Source: Erie County Department of Health
Could This Be Your Child?
Jamir is playing with his cars on the floor… Shakara is looking out the window… Enzo and Noah are playing on the front porch… Becky is putting money in a vending machine to get a necklace … Daejon is giving his dad a big hug when he comes home after work…
What Do All Of These Children Have In Common?
They are all doing something that puts them at high risk for lead poisoning. Few children actually eat paint chips. Most of the lead poisoning is caused by the dust that they breathe in or suck off their hands and fingers. Lead dust is caused by friction, such as the opening and closing of windows and doors, walking on lead-painted stairs, floors, or porches and running of hands over a lead-painted handrail.
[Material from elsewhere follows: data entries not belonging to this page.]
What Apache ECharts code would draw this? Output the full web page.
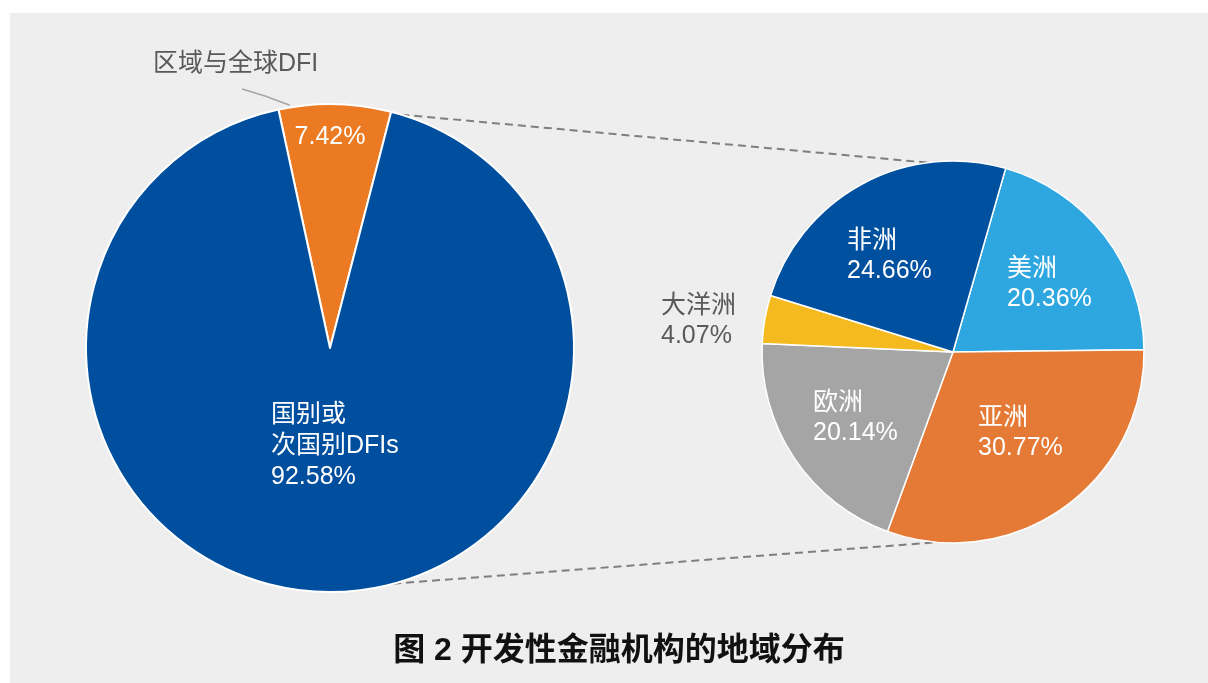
<!DOCTYPE html>
<html>
<head>
<meta charset="utf-8">
<script src="https://cdn.jsdelivr.net/npm/echarts@6/dist/echarts.min.js"></script>
<style>
  html, body { margin: 0; padding: 0; background: #fff; }
  #main { width: 1208px; height: 683px; }
</style>
</head>
<body>
<div id="main"></div>
<script>
// data
const mainNames = ['区域与全球DFI', '国别或\n次国别DFIs'];
const mainValues = [7.42, 92.58];
const mainColors = ['#ec7a23', '#004f9f'];

const regionNames = ['美洲', '亚洲', '欧洲', '大洋洲', '非洲'];
const regionValues = [20.36, 30.77, 20.14, 4.07, 24.66];
const regionColors = ['#2ea7e0', '#e47a35', '#a5a5a5', '#f4ba1f', '#0050a0'];

const titleText = '图 2 开发性金融机构的地域分布';

// layout
const L = { cx: 330, cy: 348, r: 244 };
const R = { cx: 953, cy: 352, r: 191 };
const FONT = '"Liberation Sans", "Noto Sans CJK SC", sans-serif';

// point on a circle, angle in degrees clockwise from top
function pt(c, deg, r) {
  const a = deg * Math.PI / 180;
  const rr = r == null ? c.r : r;
  return [c.cx + rr * Math.sin(a), c.cy - rr * Math.cos(a)];
}

// label placement relative to pie centre: [dx, dy, align, verticalAlign]
const mainLabelPos = [[0, -211, 'center', 'middle'], [-59, 52, 'left', 'top']];
const regionLabelPos = [
  [54, -98, 'left', 'top'],
  [25, 51, 'left', 'top'],
  [-140, 36, 'left', 'top'],
  [-292, -61, 'left', 'top'],
  [-106, -126, 'left', 'top']
];

const pct = v => v.toFixed(2) + '%';

const chart = echarts.init(document.getElementById('main'));

const top1 = pt(L, 17), top2 = pt(R, -7.5);
const bot1 = pt(L, 165), bot2 = pt(R, 185);

const option = {
  backgroundColor: '#fff',
  animation: false,
  title: {
    text: titleText,
    left: 614,
    textAlign: 'center',
    top: 630,
    textStyle: { fontFamily: FONT, fontSize: 32, fontWeight: 'bold', color: '#111' }
  },
  graphic: [
    { type: 'rect', z: 0, shape: { x: 10, y: 13, width: 1198, height: 670 }, style: { fill: '#eeeeee' } },
    { type: 'line', z: 1, shape: { x1: top1[0], y1: top1[1], x2: top2[0], y2: top2[1] },
      style: { stroke: '#7f7f7f', lineWidth: 2, lineDash: [8, 5] } },
    { type: 'line', z: 1, shape: { x1: bot1[0], y1: bot1[1], x2: bot2[0], y2: bot2[1] },
      style: { stroke: '#7f7f7f', lineWidth: 2, lineDash: [8, 5] } }
  ],
  series: [
    {
      type: 'pie',
      center: [L.cx, L.cy],
      radius: L.r,
      startAngle: 102.2,
      clockwise: true,
      silent: true,
      itemStyle: { borderColor: '#fff', borderWidth: 2 },
      label: {
        position: 'inside',
        color: '#fff',
        fontFamily: FONT,
        fontSize: 25,
        lineHeight: 31,
        formatter: p => p.dataIndex === 0 ? pct(p.value) : p.name + '\n' + pct(p.value)
      },
      labelLine: { show: false },
      labelLayout: p => {
        const o = mainLabelPos[p.dataIndex];
        return { x: L.cx + o[0], y: L.cy + o[1], align: o[2], verticalAlign: o[3] };
      },
      data: mainNames.map((n, i) => ({ name: n, value: mainValues[i], itemStyle: { color: mainColors[i] } }))
    },
    {
      // overlay for the outside name label of the small slice
      type: 'pie',
      center: [L.cx, L.cy],
      radius: L.r,
      startAngle: 102.2,
      silent: true,
      z: 3,
      itemStyle: { color: 'rgba(0,0,0,0)', borderWidth: 0 },
      label: {
        position: 'outside',
        color: '#595959',
        fontFamily: FONT,
        fontSize: 25,
        formatter: p => p.dataIndex === 0 ? p.name : ''
      },
      labelLine: { show: true, lineStyle: { color: '#a6a6a6', width: 1.5 } },
      labelLayout: p => {
        if (p.dataIndex !== 0) return { x: -100, y: -100 };
        const a = pt(L, -9.4, L.r + 2);
        return {
          x: 153, y: 64, align: 'left', verticalAlign: 'middle',
          labelLinePoints: [a, [a[0] - 24, a[1] - 9], [242, 89]]
        };
      },
      data: mainNames.map((n, i) => ({
        name: n, value: mainValues[i],
        labelLine: { show: i === 0 }
      }))
    },
    {
      type: 'pie',
      center: [R.cx, R.cy],
      radius: R.r,
      startAngle: 74,
      clockwise: true,
      silent: true,
      itemStyle: { borderColor: '#fff', borderWidth: 1.5 },
      label: {
        position: 'inside',
        color: '#fff',
        fontFamily: FONT,
        fontSize: 25,
        lineHeight: 30,
        formatter: p => p.name + '\n' + pct(p.value)
      },
      labelLine: { show: false },
      labelLayout: p => {
        const o = regionLabelPos[p.dataIndex];
        return { x: R.cx + o[0], y: R.cy + o[1], align: o[2], verticalAlign: o[3] };
      },
      data: regionNames.map((n, i) => ({
        name: n, value: regionValues[i],
        itemStyle: { color: regionColors[i] },
        label: n === '大洋洲' ? { color: '#595959' } : undefined
      }))
    }
  ]
};

chart.setOption(option);
</script>
</body>
</html>
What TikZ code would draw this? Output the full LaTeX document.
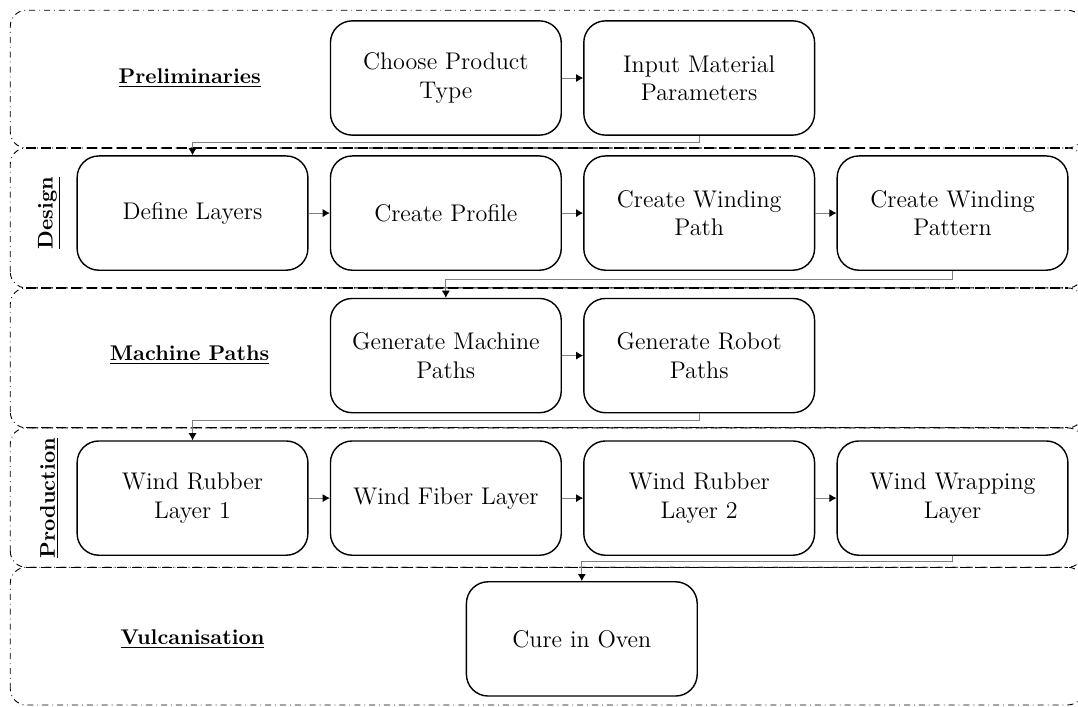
\documentclass[tikz,border=0pt]{standalone}
\usepackage{tikz}
\usetikzlibrary{positioning,arrows.meta,calc}
\tikzstyle{process} = [rectangle, draw, rounded corners=0.38cm, minimum width=4.04cm, minimum height=2cm, align=center, font=\large, line width=0.7pt]
\tikzstyle{lane} = [draw, dash dot, rounded corners=0.28cm, line width=0.45pt]
\tikzstyle{divider} = [dash pattern=on 5pt off 2.5pt, line width=0.6pt]
\tikzstyle{lanelabel} = [font=\fontsize{10.6}{13}\selectfont\bfseries]
\tikzstyle{flow} = [draw=gray, line width=0.4pt, -{Latex[black, length=3.5pt, width=4pt]}]

\begin{document}
\begin{tikzpicture}[node distance=0.37cm]
    \useasboundingbox (-3.37,-8.63) rectangle (15.5,3.73);
    \clip (-3.37,-8.63) rectangle (15.5,3.73);

    % swimlanes
    \draw[lane] (-3.19,1.14) rectangle (15.6,3.55);
    \draw[lane] (-3.19,-1.31) rectangle (15.6,1.14);
    \draw[lane] (-3.19,-3.76) rectangle (15.6,-1.31);
    \draw[lane] (-3.19,-6.2) rectangle (15.6,-3.76);
    \draw[lane] (-3.19,-8.61) rectangle (15.6,-6.2);
    \draw[divider] (-2.91,1.14) -- (15.32,1.14);
    \draw[divider] (-2.91,-1.31) -- (15.32,-1.31);
    \draw[divider] (-2.91,-3.76) -- (15.32,-3.76);
    \draw[divider] (-2.91,-6.2) -- (15.32,-6.2);

    % design
    \node[process] (dl) at (0,0) {Define Layers};
    \node[process, right=of dl] (cp) {Create Profile};
    \node[process, right=of cp] (cwpath) {Create Winding\\Path};
    \node[process, right=of cwpath] (cwpat) {Create Winding\\Pattern};

    % preliminaries
    \node[process, above=0.34cm of cp] (cpt) {Choose Product\\Type};
    \node[process, right=of cpt] (imp) {Input Material\\Parameters};

    % machine paths
    \node[process, below=0.47cm of cp] (gmp) {Generate Machine\\Paths};
    \node[process, right=of gmp] (grp) {Generate Robot\\Paths};

    % production
    \node[process, below=0.47cm of gmp] (wf) {Wind Fiber Layer};
    \node[process, left=of wf] (wr1) {Wind Rubber\\Layer 1};
    \node[process, right=of wf] (wr2) {Wind Rubber\\Layer 2};
    \node[process, right=of wr2] (ww) {Wind Wrapping\\Layer};

    % vulcanisation
    \node[process, below=0.44cm of wf, xshift=2.38cm] (cio) {Cure in Oven};

    % lane titles
    \node[lanelabel, xshift=-0.05cm] at (dl |- cpt) {\underline{Preliminaries}};
    \node[lanelabel, rotate=90] at ([xshift=-0.47cm]dl.west) {\underline{Design}};
    \node[lanelabel, xshift=-0.05cm] at (dl |- gmp) {\underline{Machine Paths}};
    \node[lanelabel, rotate=90] at ([xshift=-0.47cm]wr1.west) {\underline{Production}};
    \node[lanelabel] at (dl |- cio) {\underline{Vulcanisation}};

    % flow
    \draw[flow] (cpt) -- (imp);
    \draw[flow] (imp.south) -- ++(0,-0.12) -| (dl.north);
    \draw[flow] (dl) -- (cp);
    \draw[flow] (cp) -- (cwpath);
    \draw[flow] (cwpath) -- (cwpat);
    \draw[flow] (cwpat.south) -- ++(0,-0.14) -| (gmp.north);
    \draw[flow] (gmp) -- (grp);
    \draw[flow] (grp.south) -- ++(0,-0.12) -| (wr1.north);
    \draw[flow] (wr1) -- (wf);
    \draw[flow] (wf) -- (wr2);
    \draw[flow] (wr2) -- (ww);
    \draw[flow] (ww.south) -- ++(0,-0.1) -| (cio.north);
\end{tikzpicture}
\end{document}
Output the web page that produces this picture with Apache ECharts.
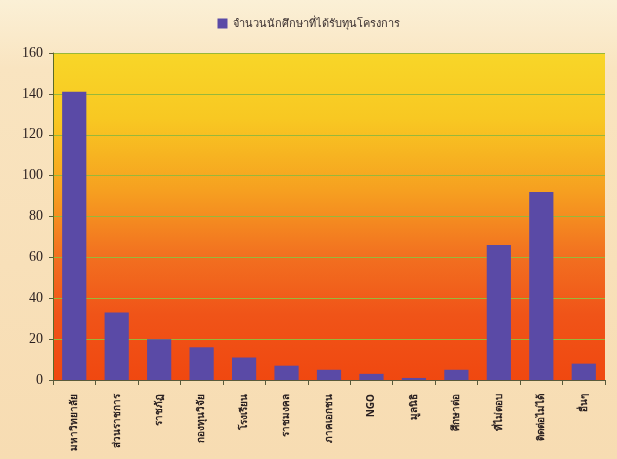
<!DOCTYPE html>
<html>
<head>
<meta charset="utf-8">
<script src="https://cdn.jsdelivr.net/npm/echarts@6/dist/echarts.min.js"></script>
<style>
  html, body { margin: 0; padding: 0; }
  #chart { width: 617px; height: 459px; }
</style>
</head>
<body>
<div id="chart"></div>
<script>
// Recipient groups and counts of funded students
const categories = ['มหาวิทยาลัย', 'ส่วนราชการ', 'ราชภัฏ', 'กองทุนวิจัย', 'โรงเรียน', 'ราชมงคล',
  'ภาคเอกชน', 'NGO', 'มูลนิธิ', 'ศึกษาต่อ', 'ที่ไม่ตอบ', 'ติดต่อไม่ได้', 'อื่นๆ'];
const students = [141, 33, 20, 16, 11, 7, 5, 3, 1, 5, 66, 92, 8];
const seriesName = 'จำนวนนักศึกษาที่ได้รับทุนโครงการ';
const yTicks = { min: 0, max: 160, interval: 20 };

const chart = echarts.init(document.getElementById('chart'));
chart.setOption({
  animation: false,
  backgroundColor: new echarts.graphic.LinearGradient(0, 0, 0, 1, [
    { offset: 0, color: '#fbf0d6' },
    { offset: 0.15, color: '#f9e4c0' },
    { offset: 1, color: '#f7dcb2' }
  ]),
  legend: {
    data: [seriesName],
    top: 13,
    left: 'center',
    itemWidth: 10,
    itemHeight: 10,
    icon: 'rect',
    textStyle: { fontSize: 11, color: '#3a3030', fontFamily: 'Noto Sans, sans-serif' }
  },
  grid: { left: 53, right: 12, top: 53, bottom: 79, show: true, borderWidth: 0,
    backgroundColor: new echarts.graphic.LinearGradient(0, 0, 0, 1, [
      { offset: 0, color: '#f8d628' },
      { offset: 0.2, color: '#f8c822' },
      { offset: 0.42, color: '#f6a020' },
      { offset: 0.62, color: '#f27020' },
      { offset: 0.8, color: '#f05418' },
      { offset: 1, color: '#f04810' }
    ])
  },
  xAxis: {
    type: 'category',
    data: categories,
    axisLine: { lineStyle: { color: '#5a5a3a', width: 1 } },
    axisTick: { show: true, length: 5, lineStyle: { color: '#5a5a3a' } },
    axisLabel: {
      rotate: 90,
      margin: 14,
      fontSize: 10,
      fontWeight: 'bold',
      color: '#2a2020',
      interval: 0,
      fontFamily: 'Noto Sans, sans-serif'
    }
  },
  yAxis: {
    type: 'value',
    min: yTicks.min,
    max: yTicks.max,
    interval: yTicks.interval,
    axisLine: { show: true, lineStyle: { color: '#5a6a2a', width: 1 } },
    axisTick: { show: true, length: 4, lineStyle: { color: '#5a5a3a' } },
    axisLabel: { fontSize: 14, color: '#2a2020', fontFamily: 'Liberation Serif, serif', margin: 10 },
    splitLine: { show: true, lineStyle: { color: '#98b83a', width: 1 } }
  },
  series: [{
    name: seriesName,
    type: 'bar',
    data: students,
    barWidth: '57%',
    itemStyle: { color: '#5a4aa6' }
  }]
});
</script>
</body>
</html>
Toddlers are at the highest risk because of both their hand to mouth activity, and the fact that their lungs and brain cannot filter out lead as well as an adult’s can. They also spend most of their time either on, or close to, the floor, which is where the heavy lead dust falls. This, along with their hand to mouth activity, puts them at high risk for lead poisoning.
So what can you as a parent do?
Make sure they wash their hands after coming in from outside and before eating. You can even use a wipe to do this if you want. Keep them away from any peeling or chipping paint. Don’t let your child put his mouth on window sills, porch rails or painted surfaces. Ask anyone who comes in from outside to leave their shoes at the door. Clean floors, window sills, and walls with a wet cloth or mop.
Parents working in automotive repair, sandblasting, recycling, or as painters can bring home lead dust on their clothes. If possible they should change their clothes at work, and bring the dirty clothes home in a bag.
Check All Your Toys, New And Old
Recently there has been a great deal of publicity about toys recalled due to lead paint. Press releases from the companies stated they have received no reports of children being injured from these items. It was actually the company’s own testing that identified the risk. The toys are a hazard only if the child actually puts the toy in his mouth or if he puts his fingers in his mouth after playing with the toy.
Be Wary Of Vending Machine Toys
In the past few years several children have been poisoned by necklaces and other jewelry that came from vending machines or dollar stores. Don’t allow any small children to have these items. If your older children or teens have these kinds of jewelry tell them not to put it in their mouth or suck on it.
Have Your Babies Tested
All children should be tested for lead poisoning at ages 12 months and 24 months. This is done by a simple finger stick blood test that is most often performed in your medical provider’s office.